DeVos Visits Washington State, Where the Charter School Sector Has Expanded Even as Lawsuit Threatens to Shut It Down
One of the biggest proponents of school choice, U.S. Secretary of Education Betsy DeVos, will be visiting Washington state Friday, walking into a landscape where charter schools remain at the center of a contentious lawsuit. Although DeVos’s presence certainly isn’t welcome by opponents of the state’s charter schools, her appearance has caused consternation even among the state’s school choice advocates.
The state’s charter schools have been growing over the past year, despite the 2016 lawsuit challenging their constitutionality. With new schools and expanded grades in Seattle, Tacoma, and Spokane, the sector now enrolls more than 2,500 students in 10 schools, and hundreds more are on waiting lists. Students in these schools have seen significant growth on state exams, with some outperforming their district and state peers. This spring, the state’s charter law was ranked fourth in the country for flexibility, accountability, and equity by the National Alliance for Public Charter Schools.
DeVos will be speaking at an annual dinner hosted by the Washington Policy Center, a free-market think tank, at a hotel in Bellevue. Expected attendance for the event is 1,500, with a minimum ticket price of $350, The Seattle Times reported.
Among protesters expected outside the event — nearly 1,000 have said on Facebook that they will attend — are several labor groups that are plaintiffs in the lawsuit.
“We oppose the DeVos-Trump campaign to divert public funding to unaccountable, privately run charter and voucher schools,” Rich Wood, spokesperson for the Washington Education Association, wrote in an email to The 74.

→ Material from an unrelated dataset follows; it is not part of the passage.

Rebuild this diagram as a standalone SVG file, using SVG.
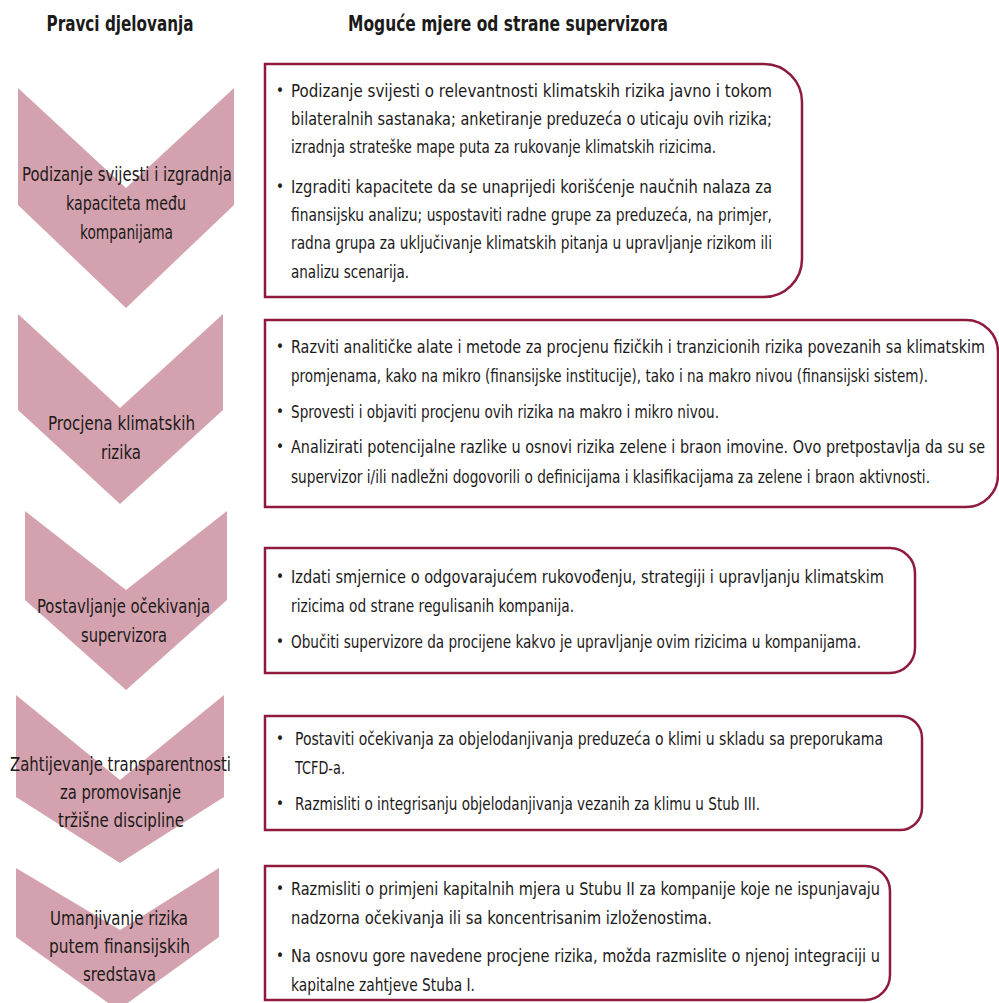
<svg xmlns="http://www.w3.org/2000/svg" width="999" height="1003" viewBox="0 0 999 1003">
<style>
.chev{fill:#d4a2ae}
.box{fill:#ffffff;stroke:#8e1b3d;stroke-width:2.5}
text{font-family:"Liberation Sans Narrow","DejaVu Sans Condensed","Liberation Sans",sans-serif;fill:#1c1a1a}
.h{font-size:21px;font-weight:bold;text-anchor:middle}
.l{font-size:19.5px}
.t{font-size:18.5px}
.bu{font-size:15px}
</style>
<rect width="999" height="1003" fill="#ffffff"/>
<g id="headers">
<text class="h" x="120" y="31" textLength="147" lengthAdjust="spacingAndGlyphs">Pravci djelovanja</text>
<text class="h" x="508" y="31" textLength="320" lengthAdjust="spacingAndGlyphs">Moguće mjere od strane supervizora</text>
</g>
<g id="connectors"></g>
<g id="n1">
<polygon class="chev" points="18,88 126,188 234,88 234,205 126,308 18,205"/>
<text class="l" x="22" y="181" textLength="210" lengthAdjust="spacingAndGlyphs">Podizanje svijesti i izgradnja</text>
<text class="l" x="66" y="210" textLength="120" lengthAdjust="spacingAndGlyphs">kapaciteta među</text>
<text class="l" x="80" y="239" textLength="93" lengthAdjust="spacingAndGlyphs">kompanijama</text>
</g>
<g id="n2">
<polygon class="chev" points="18,314 120,408 223,314 223,410 120,504 18,410"/>
<text class="l" x="48" y="430" textLength="147" lengthAdjust="spacingAndGlyphs">Procjena klimatskih</text>
<text class="l" x="101" y="459" textLength="40" lengthAdjust="spacingAndGlyphs">rizika</text>
</g>
<g id="n3">
<polygon class="chev" points="25,511 126,590 227,511 227,600 126,690 25,600"/>
<text class="l" x="37" y="613" textLength="173" lengthAdjust="spacingAndGlyphs">Postavljanje očekivanja</text>
<text class="l" x="81" y="642" textLength="86" lengthAdjust="spacingAndGlyphs">supervizora</text>
</g>
<g id="n4">
<polygon class="chev" points="16,695 120,780 224,695 224,797 120,863 16,797"/>
<text class="l" x="10" y="771" textLength="221" lengthAdjust="spacingAndGlyphs">Zahtijevanje transparentnosti</text>
<text class="l" x="60" y="799" textLength="121" lengthAdjust="spacingAndGlyphs">za promovisanje</text>
<text class="l" x="58" y="827" textLength="126" lengthAdjust="spacingAndGlyphs">tržišne discipline</text>
</g>
<g id="n5">
<polygon class="chev" points="16,868 120,930 219,868 219,937 118,1010 16,937"/>
<text class="l" x="50" y="925" textLength="138" lengthAdjust="spacingAndGlyphs">Umanjivanje rizika</text>
<text class="l" x="49" y="953" textLength="141" lengthAdjust="spacingAndGlyphs">putem finansijskih</text>
<text class="l" x="83" y="981" textLength="73" lengthAdjust="spacingAndGlyphs">sredstava</text>
</g>
<g id="b1">
<path class="box" d="M265,64 H764 A38,38 0 0 1 802,102 V259 A38,38 0 0 1 764,297 H265 Z"/>
<text class="bu" x="276" y="96">•</text>
<text class="t" x="291" y="97" textLength="481" lengthAdjust="spacingAndGlyphs">Podizanje svijesti o relevantnosti klimatskih rizika javno i tokom</text>
<text class="t" x="291" y="125" textLength="481" lengthAdjust="spacingAndGlyphs">bilateralnih sastanaka; anketiranje preduzeća o uticaju ovih rizika;</text>
<text class="t" x="291" y="153" textLength="425" lengthAdjust="spacingAndGlyphs">izradnja strateške mape puta za rukovanje klimatskih rizicima.</text>
<text class="bu" x="276" y="192">•</text>
<text class="t" x="291" y="193" textLength="481" lengthAdjust="spacingAndGlyphs">Izgraditi kapacitete da se unaprijedi korišćenje naučnih nalaza za</text>
<text class="t" x="291" y="221" textLength="481" lengthAdjust="spacingAndGlyphs">finansijsku analizu; uspostaviti radne grupe za preduzeća, na primjer,</text>
<text class="t" x="291" y="249" textLength="481" lengthAdjust="spacingAndGlyphs">radna grupa za uključivanje klimatskih pitanja u upravljanje rizikom ili</text>
<text class="t" x="291" y="278" textLength="118" lengthAdjust="spacingAndGlyphs">analizu scenarija.</text>
</g>
<g id="b2">
<path class="box" d="M265,320 H966 A32,32 0 0 1 998,352 V475 A32,32 0 0 1 966,507 H265 Z"/>
<text class="bu" x="276" y="352">•</text>
<text class="t" x="291" y="353" textLength="694" lengthAdjust="spacingAndGlyphs">Razviti analitičke alate i metode za procjenu fizičkih i tranzicionih rizika povezanih sa klimatskim</text>
<text class="t" x="291" y="382" textLength="637" lengthAdjust="spacingAndGlyphs">promjenama, kako na mikro (finansijske institucije), tako i na makro nivou (finansijski sistem).</text>
<text class="bu" x="276" y="417">•</text>
<text class="t" x="291" y="418" textLength="428" lengthAdjust="spacingAndGlyphs">Sprovesti i objaviti procjenu ovih rizika na makro i mikro nivou.</text>
<text class="bu" x="276" y="452">•</text>
<text class="t" x="291" y="453" textLength="694" lengthAdjust="spacingAndGlyphs">Analizirati potencijalne razlike u osnovi rizika zelene i braon imovine. Ovo pretpostavlja da su se</text>
<text class="t" x="291" y="483" textLength="639" lengthAdjust="spacingAndGlyphs">supervizor i/ili nadležni dogovorili o definicijama i klasifikacijama za zelene i braon aktivnosti.</text>
</g>
<g id="b3">
<path class="box" d="M265,548 H890 A25,25 0 0 1 915,573 V648 A25,25 0 0 1 890,673 H265 Z"/>
<text class="bu" x="276" y="582">•</text>
<text class="t" x="291" y="583" textLength="593" lengthAdjust="spacingAndGlyphs">Izdati smjernice o odgovarajućem rukovođenju, strategiji i upravljanju klimatskim</text>
<text class="t" x="291" y="612" textLength="283" lengthAdjust="spacingAndGlyphs">rizicima od strane regulisanih kompanija.</text>
<text class="bu" x="276" y="647">•</text>
<text class="t" x="291" y="648" textLength="570" lengthAdjust="spacingAndGlyphs">Obučiti supervizore da procijene kakvo je upravljanje ovim rizicima u kompanijama.</text>
</g>
<g id="b4">
<path class="box" d="M265,716 H900 A22,22 0 0 1 922,738 V808 A22,22 0 0 1 900,830 H265 Z"/>
<text class="bu" x="276" y="744">•</text>
<text class="t" x="295" y="745" textLength="588" lengthAdjust="spacingAndGlyphs">Postaviti očekivanja za objelodanjivanja preduzeća o klimi u skladu sa preporukama</text>
<text class="t" x="295" y="774" textLength="50" lengthAdjust="spacingAndGlyphs">TCFD-a.</text>
<text class="bu" x="276" y="809">•</text>
<text class="t" x="295" y="810" textLength="465" lengthAdjust="spacingAndGlyphs">Razmisliti o integrisanju objelodanjivanja vezanih za klimu u Stub III.</text>
</g>
<g id="b5">
<path class="box" d="M265,866 H865 A25,25 0 0 1 890,891 V975 A25,25 0 0 1 865,1000 H265 Z"/>
<text class="bu" x="276" y="894">•</text>
<text class="t" x="291" y="895" textLength="589" lengthAdjust="spacingAndGlyphs">Razmisliti o primjeni kapitalnih mjera u Stubu II za kompanije koje ne ispunjavaju</text>
<text class="t" x="291" y="924" textLength="421" lengthAdjust="spacingAndGlyphs">nadzorna očekivanja ili sa koncentrisanim izloženostima.</text>
<text class="bu" x="276" y="961">•</text>
<text class="t" x="291" y="962" textLength="589" lengthAdjust="spacingAndGlyphs">Na osnovu gore navedene procjene rizika, možda razmislite o njenoj integraciji u</text>
<text class="t" x="291" y="991" textLength="184" lengthAdjust="spacingAndGlyphs">kapitalne zahtjeve Stuba I.</text>
</g>
</svg>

The Washington Policy Center’s president told The Seattle Times that DeVos’s role as a cabinet member was reason enough to invite her. But while DeVos supports charter schools, she’s also part of an administration that threatens many communities that charter schools serve. Shirline Wilson, a charter school parent, intervenor in the lawsuit against charters, and the state’s director of Democrats for Education Reform, said that conversations with her progressive friends around DeVos and charters reveal sharp political divides.

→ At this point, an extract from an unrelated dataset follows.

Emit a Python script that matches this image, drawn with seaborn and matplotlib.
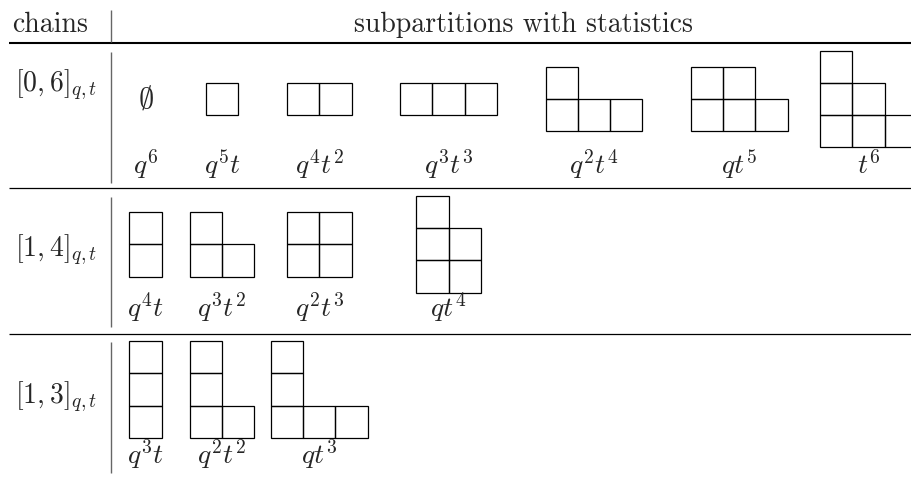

“I’m 100 percent opposed to the negative things coming out of the administration, particularly under the leadership of the secretary: The problems with DACA and dealing with immigrant students. The problems with not really understanding and advocating for civil rights protections for students,” Wilson said. “Because of the administration’s pro-charter-for-charter’s-sake agenda, that I think makes it harder for those of us who say, ‘Yes, we believe in high-quality nonprofit charters, and we also believe not all charters are the same.’ So let’s really unpack that and make sure that we are doing the right things for students.”
Amid the controversy surrounding DeVos’s visit, Patrick D’Amelio, CEO of the Washington State Charter Schools Association, reiterated that the organization does not support school vouchers, which DeVos has advocated for throughout her career.
“We want support for charters from anybody and any sector that will support charters, but frankly not at the expense or cost of one student’s civil rights. Not at the expense of full funding for the full public education system,” D’Amelio said.
In its first budget, the Trump administration proposed eliminating $9 billion from the Department of Education while setting aside $1 billion for school choice programs, a controversial call that even some advocates for choice did not support.
The state charter lawsuit, El Centro v. Washington, was filed after the legislature passed a new charter law in 2016 to address funding concerns brought up in 2015 by the state Supreme Court. Plaintiffs including unions and civil rights organizations argued that the law took funds away from traditional public schools, and that charters don’t fit the state’s definition of a common school because they are run by nonprofit boards rather than locally elected ones.
A county Superior Court judge ruled in favor of the charters in February, but the plaintiffs appealed in July, requesting that the state Supreme Court hear the case directly. Now, both sides are waiting for a response from the justices.
“We agree with the Superior Court that this law is constitutional in all respects,” said Rob McKenna, an attorney for the defendants. “The one defect identified in the last case was the funding mechanism, and that’s been changed.”
The plaintiffs’ lawyers could not be reached for comment, but part of their argument also hinges on the definition of a common school, which they say charter schools do not fit. Defendants have said this argument threatens the constitutionality of alternative schools like tribal compact schools or programs that let high school students take college classes. But in their brief, the plaintiffs argued that because these other alternative schools are specialized, they are different from charters and shouldn’t be threatened.
Wilson said the lawsuit is a concern for her and her seventh-grade son, Miles, but the growth she’s seen in him at Rainier Prep charter school in Seattle has been worth the fight.
“I walk into that school every day and my son is in there every day and he’s learning and growing and achieving and he’s confident and he talks about going to college. I just look to the positive,” she said.